La niña debe aprender a tejer, no para consolar la espera, sino para rehacer la realidad en cada puntada, para salvar a su padre de cada peligro. Tejiendo la realidad, ella teje el camino de la salvación para su padre. “Lo real sólo empieza a existir cuando empiezo a tejer los hilos”, nos dice.
Experiencia total. Posiblemente el mayor hallazgo de esta novela es ese entretejer –nunca mejor dicho– la realidad invocada o construida y la realidad objetiva de la guerra a la que la protagonista no sólo asiste, sino a la que prefigura y tuerce los caminos de la vida y la muerte como un Elegguá que, equivocado de isla, hubiese ido a parar a Ítaca: “Estoy repitiendo su vivir, su ilé olódin.
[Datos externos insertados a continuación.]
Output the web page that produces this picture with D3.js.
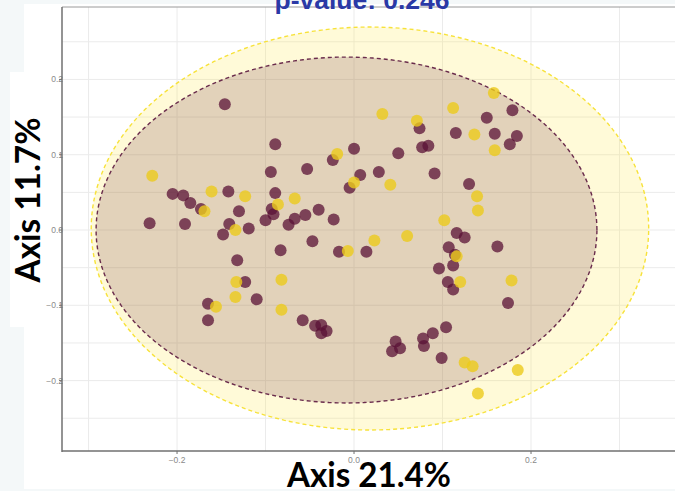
<!DOCTYPE html>
<html><head><meta charset="utf-8">
<script src="https://cdn.jsdelivr.net/npm/d3@7"></script>
<style>html,body{margin:0;padding:0;background:#f4f8f9;overflow:hidden}</style>
</head><body>
<script>
// ---- data ----
const groupNames = ["A", "B"];
const maroonX = [-0.146,-0.089,-0.094,-0.205,-0.193,-0.185,-0.142,-0.089,-0.173,-0.130,-0.093,-0.091,-0.100,-0.231,-0.191,-0.141,-0.119,-0.148,-0.132,-0.083,-0.053,-0.074,-0.067,-0.055,-0.040,-0.023,-0.047,-0.017,0.014,0.116,0.125,0.107,0.114,-0.024,0.000,0.007,-0.005,0.028,0.050,0.074,0.077,0.084,0.091,0.115,0.130,0.179,0.150,0.159,0.184,0.176,0.162,-0.123,-0.110,-0.165,-0.165,0.112,0.096,0.106,0.112,-0.058,-0.044,-0.037,-0.037,-0.031,0.047,0.052,0.043,0.078,0.089,0.079,0.104,0.099,0.174];
const maroonY = [0.167,0.114,0.077,0.048,0.046,0.036,0.051,0.049,0.028,0.025,0.028,0.021,0.013,0.009,0.008,0.008,0.002,-0.006,-0.040,-0.027,0.081,0.007,0.015,0.020,0.027,0.014,-0.015,-0.029,-0.029,-0.004,-0.010,-0.023,-0.033,0.093,0.108,0.073,0.056,0.077,0.102,0.135,0.110,0.112,0.075,0.129,0.061,0.159,0.149,0.128,0.125,0.114,-0.022,-0.069,-0.092,-0.098,-0.120,-0.047,-0.051,-0.069,-0.079,-0.120,-0.127,-0.126,-0.137,-0.134,-0.148,-0.157,-0.161,-0.144,-0.137,-0.154,-0.129,-0.170,-0.097];
const yellowX = [-0.228,-0.161,-0.123,-0.169,-0.086,-0.134,-0.067,-0.007,0.023,0.060,0.102,0.116,-0.019,0.000,0.041,0.032,0.071,0.112,0.136,0.139,0.140,0.158,0.159,-0.133,-0.134,-0.156,-0.082,-0.082,0.120,0.125,0.134,0.140,0.178,0.185];
const yellowY = [0.072,0.051,0.045,0.025,0.034,0.000,0.042,-0.028,-0.014,-0.008,0.013,-0.035,0.101,0.063,0.060,0.154,0.145,0.162,0.127,0.045,0.026,0.182,0.106,-0.069,-0.089,-0.102,-0.066,-0.106,-0.069,-0.176,-0.181,-0.217,-0.067,-0.186];
// ellipse parameters: [cx, cy, rx, ry]
const ellipseYellow = [0.018, 0.002, 0.315, 0.2676];
const ellipseMaroon = [-0.0085, 0.0, 0.283, 0.2297];
const xTicks = [-0.2, 0.0, 0.2];
const yTicks = [0.2, 0.1, 0.0, -0.1, -0.2];
const xGrid = [-0.3, -0.2, -0.1, 0.0, 0.1, 0.2, 0.3];
const yGrid = [0.25, 0.2, 0.15, 0.1, 0.05, 0.0, -0.05, -0.1, -0.15, -0.2, -0.25];
const titleText = "p-value: 0.246";
const xLabel = "Axis 21.4%";
const yLabel = "Axis 11.7%";

// ---- layout ----
const W = 675, H = 491;
const L = 62, R = 675, T = 7, B = 451;
const x = d3.scaleLinear().domain([-0.33, 0.3627]).range([L, R]);
const y = d3.scaleLinear().domain([-0.2935, 0.2962]).range([B, T]);

const svg = d3.select("body").append("svg").attr("width", W).attr("height", H);
// white background regions
svg.append("rect").attr("x", 24).attr("y", 4).attr("width", W - 24).attr("height", 485).attr("fill", "#fff");
svg.append("rect").attr("x", 10).attr("y", 72).attr("width", 16).attr("height", 255).attr("fill", "#fff");

// panel
svg.append("defs").append("clipPath").attr("id", "clip")
  .append("rect").attr("x", L).attr("y", T).attr("width", R - L).attr("height", B - T);
svg.append("rect").attr("x", L).attr("y", T).attr("width", R - L).attr("height", B - T).attr("fill", "#fff");

// y tick labels (slightly touching the axis line)
svg.append("g").selectAll("text").data(yTicks).join("text")
  .attr("x", L + 1).attr("y", d => y(d) + 3)
  .attr("text-anchor", "end").attr("font-family", "Liberation Sans, Arial, sans-serif")
  .attr("font-size", 8.5).attr("fill", "#8a8a8a")
  .text(d => d3.format(".1f")(d));

const panel = svg.append("g").attr("clip-path", "url(#clip)");
panel.selectAll("line.gx").data(xGrid).join("line")
  .attr("x1", d => x(d)).attr("x2", d => x(d)).attr("y1", T).attr("y2", B)
  .attr("stroke", "#ebebeb").attr("stroke-width", 1);
panel.selectAll("line.gy").data(yGrid).join("line")
  .attr("y1", d => y(d)).attr("y2", d => y(d)).attr("x1", L).attr("x2", R)
  .attr("stroke", "#ebebeb").attr("stroke-width", 1);

function ellipsePath(p) {
  const pts = d3.range(0, 361, 2).map(a => {
    const t = a * Math.PI / 180;
    return [x(p[0] + p[2] * Math.cos(t)), y(p[1] + p[3] * Math.sin(t))];
  });
  return d3.line()(pts) + "Z";
}
panel.append("path").attr("d", ellipsePath(ellipseYellow))
  .attr("fill", "rgba(255,230,60,0.2)").attr("stroke", "#f7e23a")
  .attr("stroke-width", 1.4).attr("stroke-dasharray", "4,3");
panel.append("path").attr("d", ellipsePath(ellipseMaroon))
  .attr("fill", "rgba(110,50,70,0.2)").attr("stroke", "#6a2c4c")
  .attr("stroke-width", 1.4).attr("stroke-dasharray", "4,3");

panel.selectAll("circle.m").data(maroonX.map((v, i) => [v, maroonY[i]])).join("circle")
  .attr("cx", d => x(d[0])).attr("cy", d => y(d[1])).attr("r", 6)
  .attr("fill", "#5a1236").attr("fill-opacity", 0.75);
panel.selectAll("circle.y").data(yellowX.map((v, i) => [v, yellowY[i]])).join("circle")
  .attr("cx", d => x(d[0])).attr("cy", d => y(d[1])).attr("r", 6)
  .attr("fill", "#ecca1c").attr("fill-opacity", 0.8);

// borders / axes
svg.append("line").attr("x1", L).attr("x2", R).attr("y1", T).attr("y2", T).attr("stroke", "#9a9a9a").attr("stroke-width", 1);
svg.append("line").attr("x1", L).attr("x2", L).attr("y1", T).attr("y2", B + 1).attr("stroke", "#707070").attr("stroke-width", 1.5);
svg.append("line").attr("x1", L).attr("x2", R).attr("y1", B).attr("y2", B).attr("stroke", "#707070").attr("stroke-width", 1.5);

svg.append("g").selectAll("line").data(xTicks).join("line")
  .attr("x1", d => x(d)).attr("x2", d => x(d)).attr("y1", B).attr("y2", B + 3).attr("stroke", "#707070");
svg.append("g").selectAll("line").data(yTicks).join("line")
  .attr("x1", L - 3).attr("x2", L).attr("y1", d => y(d)).attr("y2", d => y(d)).attr("stroke", "#707070");
svg.append("g").selectAll("text").data(xTicks).join("text")
  .attr("x", d => x(d)).attr("y", B + 12)
  .attr("text-anchor", "middle").attr("font-family", "Liberation Sans, Arial, sans-serif")
  .attr("font-size", 8.5).attr("fill", "#8a8a8a")
  .text(d => d3.format(".1f")(d));

// labels
svg.append("text").attr("x", 369).attr("y", 487).attr("text-anchor", "middle")
  .attr("font-family", "Lato, sans-serif").attr("font-weight", "bold").attr("font-size", 34)
  .attr("textLength", 164).attr("lengthAdjust", "spacingAndGlyphs").attr("fill", "#000").text(xLabel);
svg.append("text").attr("transform", "translate(40,200) rotate(-90)").attr("text-anchor", "middle")
  .attr("font-family", "Lato, sans-serif").attr("font-weight", "bold").attr("font-size", 34)
  .attr("textLength", 165).attr("lengthAdjust", "spacingAndGlyphs").attr("fill", "#000").text(yLabel);
svg.append("text").attr("x", 362).attr("y", 9).attr("text-anchor", "middle")
  .attr("font-family", "Liberation Sans, Arial, sans-serif").attr("font-weight", "bold").attr("font-size", 25)
  .attr("textLength", 175).attr("lengthAdjust", "spacingAndGlyphs").attr("fill", "#2a39a6").text(titleText);
</script>
</body></html>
Doy todo rápido las puntadas para que aliste el jolongo y agarre al tiento el machete”.
En cierta ocasión, cuando amanece en la tela, el día que ella le regala a su padre a puntadas lo delata al enemigo. Entonces “se mete a esconderse en el monte. Yo en mi yo, tiemblo. No me alcanzan las hebras para tejer el derredor. No me alcanzan tampoco los ojos. ['] Por tanto matorral el follaje, mi padre se me pierde de la vista. Tengo que desapretar los hilos para abrir ranuras que permitan entrar rayitos chiquiticos de la luz, con fin de distinguir su figura”.
La última adivinanza del mundo prefigura la sintonía visual de la guerra, pero –como en una Internet 2.0 o en un juego interactivo– el espectador-narrador-personaje compone los sucesos. Reacomoda la realidad desde la escritura, esta vez a puntadas sobre la tela.
Ninguno de esos artefactos verbales o argumentales escamotea (por el contrario, subraya) la terrible textura de una realidad narrada con un verismo que la convierte en experiencia personal, cercana, para el lector.
Si la narrativa actual se nos vuelve cada vez más anecdótica y cinematográfica, este libro nos devuelve la epopeya. Sería infructuoso que Froilán Escobar intentase convencernos de que estamos frente a una ficción, de que esta no fue la guerra. La poética de La última adivinanza del mundo nos conduce hacia ese espacio sin tiempo donde la palabra consigue crear una realidad que adquiere vida propia. A los lectores se nos concede la oportunidad de otorgar a estas palabras textura de experiencia personal, intransferible.
El autor es escritor y crítico cubano, y reside en España. En el 2012, su novela ‘Bitácora del silencio’ obtuvo el Premio Camilo José Cela Ciutat de Palma; la ha publicado la editorial Sloper.